Lawton rocks.

To many who live here, it’s a testament. For others, it may be considered a misnomer.

But when you bring geological objects painted with uplifting messages or images into the picture, there’s a correlation. And when you stumble upon a painted rock in the wilds of Lawton, it’s hard not to think this city of around 90,000 does, indeed, rock.

Diane McGath, an administrator and one of the originators of the Lawton Rocks Facebook group said that’s the intent. It’s the joy of the surprise. Her clothing choice reflects the spirit of the endeavor.

“Especially when they’re found totally unexpected and out of the blue,” she said. The idea is, like my sweatshirt says, ‘Paint Rocks, Spread Kindness.’”

The group, now about four years old, has over 9,000 online members. What its members do is paint rocks with uplifting messages and images and then place them around town. If you find one, you can pick it up. But it’s encouraged you return with one of your own creation at a later time.

On a recent Saturday, about a dozen folks filled the gym of the Dr. E.A. Owens Center on Southwest 11th Street to paint rocks and share in the joy of being part of the community. McGath said the group tries to hold at least one of these each month.

Patty Patterson, another administrator, said her enthusiasm bloomed when she found her first painted rock hidden in the city. She went from finder to planter and now, it’s her mission to spread positivity through painted rocks planted about the secret spots of Lawton neighborhoods.

“We paint rocks,” she said. “It’s just to make somebody smile, make happiness.”

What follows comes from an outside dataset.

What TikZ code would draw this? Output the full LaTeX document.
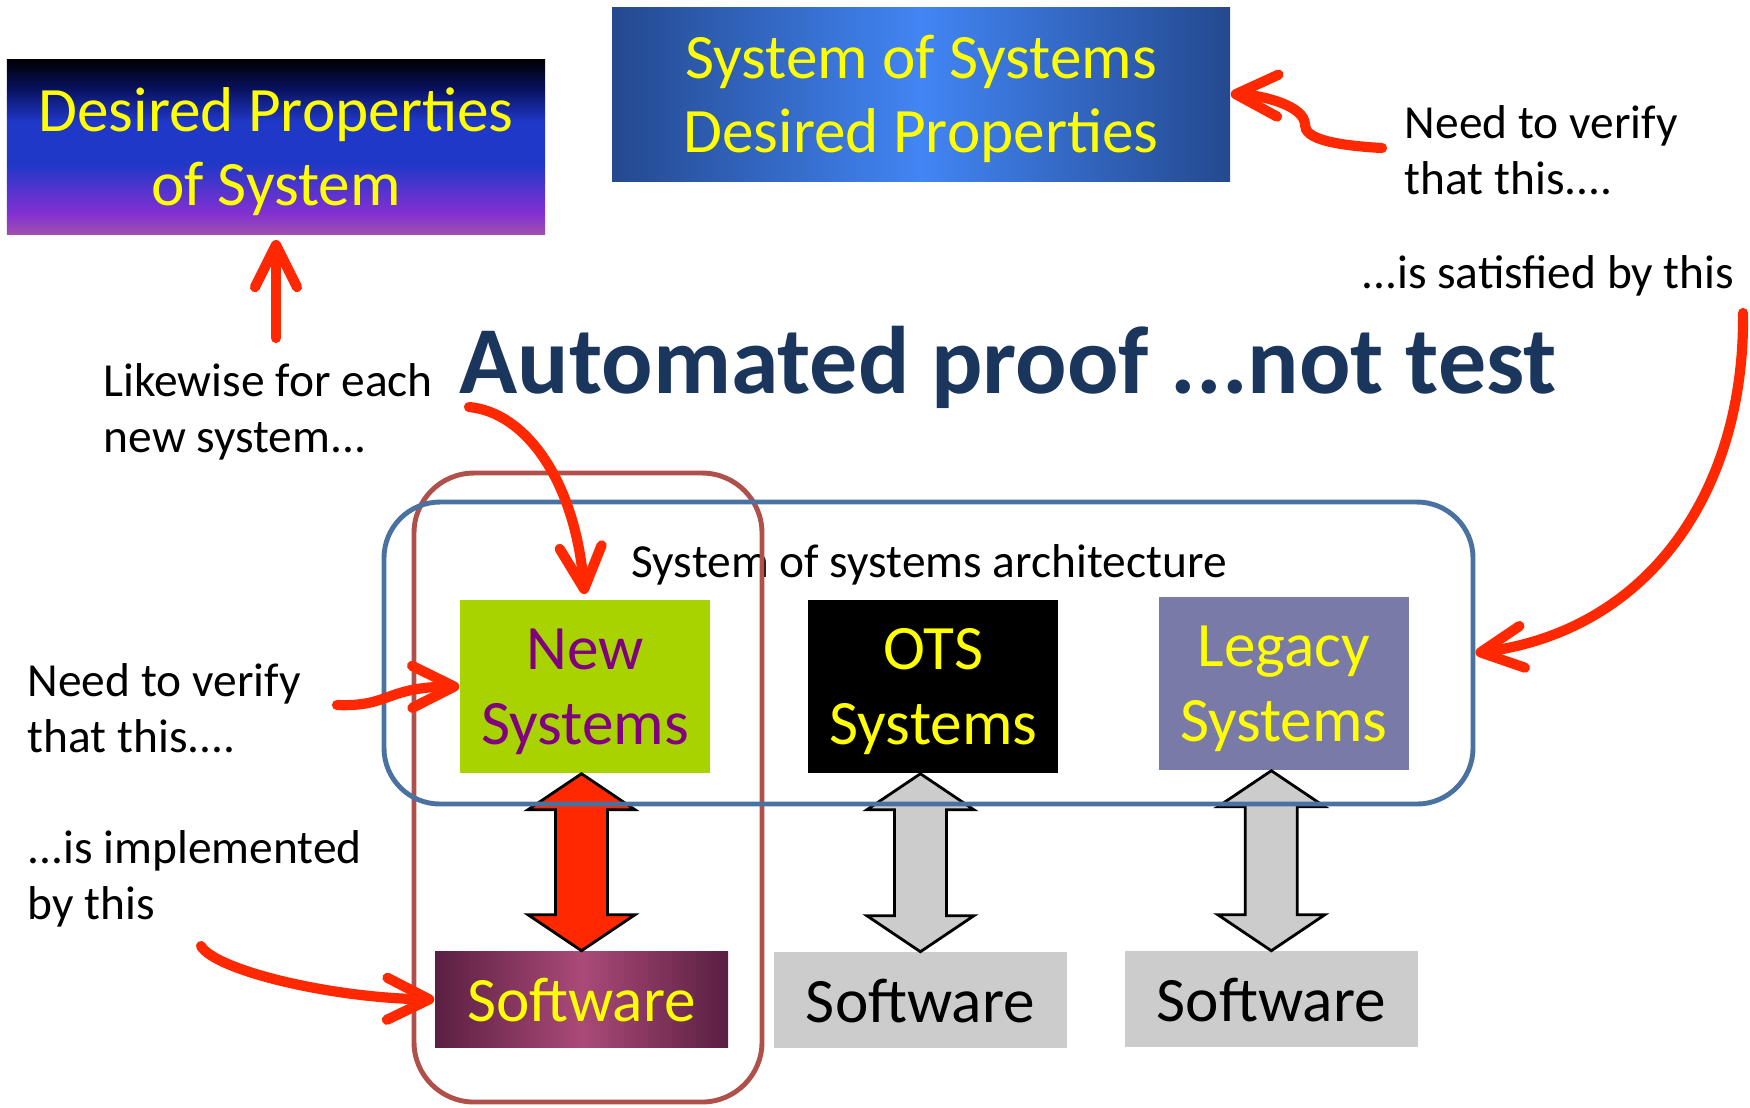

That positive spirit brought Triston Wright out to enjoy the spirit and do his part to paint something special to be found by another later. It’s about participating in the community, he said.

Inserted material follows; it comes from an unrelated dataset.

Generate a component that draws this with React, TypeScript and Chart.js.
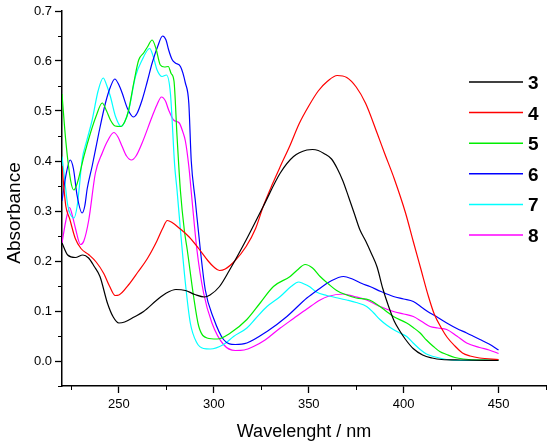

“I feel like people don’t patronize local events and don’t appreciate Lawton for its small-town mentality,” he said.

Holding up a freshly painted rock, Wright said it’s an artistic way to participate and nurture community-oriented events. It doesn’t hurt that it’s fun and it reinforces a morale code, he said.

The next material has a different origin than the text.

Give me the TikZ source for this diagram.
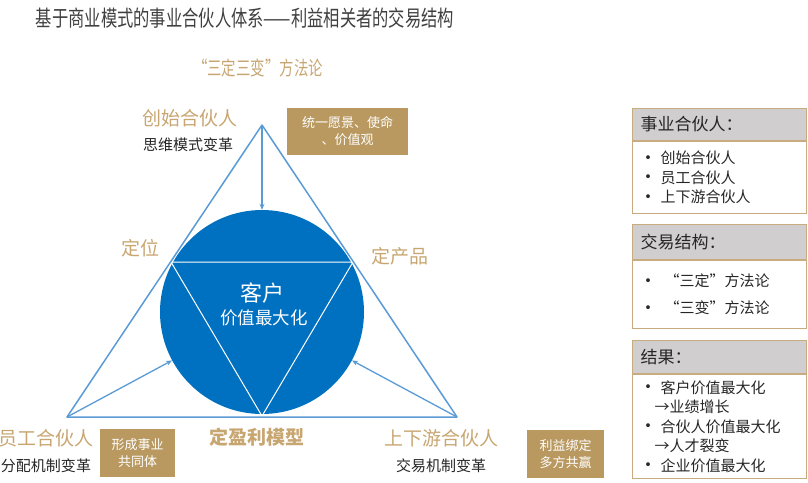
\documentclass[tikz,border=0pt]{standalone}
\usepackage{fontspec}
\setmainfont{Noto Sans CJK SC}
\newfontfamily\narrowcjk[FakeStretch=0.74]{Noto Sans CJK SC}
\usetikzlibrary{arrows.meta,positioning}
\definecolor{linkblue}{RGB}{91,155,213}
\definecolor{custblue}{RGB}{0,112,192}
\definecolor{goldtext}{RGB}{200,166,114}
\definecolor{goldbox}{RGB}{185,153,96}
\definecolor{panelgray}{RGB}{208,206,206}
\definecolor{panelline}{RGB}{200,172,128}
\definecolor{titlegray}{RGB}{64,64,64}
\newcommand{\dotitem}{\makebox[21pt][l]{\fontsize{18}{10}\selectfont\raisebox{-0.5pt}{•}}}

\begin{document}
\begin{tikzpicture}[x=1pt, y=-1pt,
      role/.style={text=goldtext, inner sep=0pt,
                   font=\fontsize{19}{19}\selectfont},
      change/.style={text=black!85, inner sep=0pt,
                     font=\fontsize{15}{15}\selectfont},
      goal/.style={fill=goldbox, text=white, align=center,
                   font=\fontsize{13}{17}\selectfont, inner sep=0pt},
      edge/.style={draw=linkblue, line width=1.5pt, line join=round},
      link/.style={draw=linkblue, line width=1.3pt, -{Stealth[length=6pt,width=5pt]}},
      panelhead/.style={draw=panelline, fill=panelgray, line width=1pt,
                        anchor=north west, minimum width=174pt, minimum height=32pt,
                        text width=158pt, inner xsep=8pt, align=left,
                        font=\fontsize{17}{17}\selectfont, text=black!85},
      panelbody/.style={draw=panelline, line width=1pt, anchor=north west,
                        minimum width=174pt, text width=160pt, inner xsep=7pt,
                        align=left, text=black!85}]
    \useasboundingbox (0,0) rectangle (808,482);

    % titles
    \node[text=titlegray, font=\narrowcjk\fontsize{22}{22}\selectfont] (title) at (245,18)
      {基于商业模式的事业合伙人体系——利益相关者的交易结构};
    \node[text=goldtext, font=\narrowcjk\fontsize{19.5}{19.5}\selectfont] (method) at (258,68)
      {“三定三变”方法论};

    % triangle and customer
    \coordinate (top) at (262,125);
    \coordinate (bl) at (67,417);
    \coordinate (br) at (457,417);
    \node[circle, fill=custblue, minimum size=204pt, inner sep=0pt] (cust) at (262,312) {};
    \draw[white, line width=1pt, line join=round] (171,262) -- (353,262) -- (262,416) -- cycle;
    \node[text=white, font=\fontsize{22}{22}\selectfont] (custname) at (262,293) {客户};
    \node[text=white, font=\fontsize{17.5}{17.5}\selectfont] (custvalue) at (264,318) {价值最大化};
    \draw[edge] (top) -- (bl) -- (br) -- cycle;

    \draw[link] (top) -- (cust.north);
    \draw[link] (bl) -- (cust);
    \draw[link] (br) -- (cust);

    % partners
    \node[role] (founder) at (190,118) {创始合伙人};
    \node[change] (founderchg) at (188,145) {思维模式变革};
    \node[goal, minimum width=121pt, minimum height=47pt] (vision) at (347.5,131.5)
      {统一愿景、使命\\、价值观};

    \node[role] (staff) at (46,438) {员工合伙人};
    \node[change] (staffchg) at (46,466) {分配机制变革};
    \node[goal, minimum width=75pt, minimum height=48pt] (community) at (137.5,453)
      {形成事业\\共同体};

    \node[role] (chain) at (441,438) {上下游合伙人};
    \node[change] (chainchg) at (441,466) {交易机制变革};
    \node[goal, minimum width=77pt, minimum height=48pt] (winwin) at (565.5,454)
      {利益绑定\\多方共赢};

    % three fixes
    \node[role] (position) at (140,248) {定位};
    \node[role] (product) at (400,256) {定产品};
    \node[role, font=\bfseries\fontsize{19}{19}\selectfont] (profit) at (257,437) {定盈利模型};

    % side panels
    \node[panelhead] (parthead) at (632,108) {事业合伙人：};
    \node[panelbody, minimum height=72pt, font=\fontsize{15}{19.5}\selectfont,
          below=0pt of parthead.south west, anchor=north west] (partbody)
      {\dotitem 创始合伙人\\\dotitem 员工合伙人\\\dotitem 上下游合伙人};

    \node[panelhead, minimum height=35pt] (dealhead) at (632,224) {交易结构：};
    \node[panelbody, minimum height=68pt, font=\fontsize{15}{27}\selectfont,
          below=0pt of dealhead.south west, anchor=north west] (dealbody)
      {\dotitem\hspace{4pt}“三定”方法论\\\dotitem\hspace{4pt}“三变”方法论};

    \node[panelhead, minimum height=33pt] (resulthead) at (632,340) {结果：};
    \node[panelbody, minimum height=104pt, font=\fontsize{15}{19.5}\selectfont,
          below=0pt of resulthead.south west, anchor=north west] (resultbody)
      {\dotitem 客户价值最大化\\\hspace{15pt}→业绩增长\\
       \dotitem 合伙人价值最大化\\\hspace{15pt}→人才裂变\\
       \dotitem 企业价值最大化};
  \end{tikzpicture}
\end{document}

“I’m being the change I wanted to see,” he said.

Seated together at a table, Kansas-transplants Bob and Mary Parker were all smiles with their collected rock works. She said they were attracted after seeing the group’s Facebook page and thought it looked like “so much fun.” And it keeps the couple out of trouble.

Bob Parker said there was freedom in the art form.

“You can be as creative as you want,” he said. “Anything to keep us seniors off the street.”

Six-year-old Jersey Michael picked up a painted rock from the collection table and stared at its visage of an eagle and American flag coloring. His eyes widened and you could envision his imagination turning over ideas for his own creation.

McGath said acrylic paint and a good clear coat are essential ingredients for your own creation. But the “canvas” offers an ideal choice as well as a truth once you get the addiction.

“Flat, obviously,” she said when asked the best rock to paint with before adding a caveat. “I don’t let any rock go to waste.”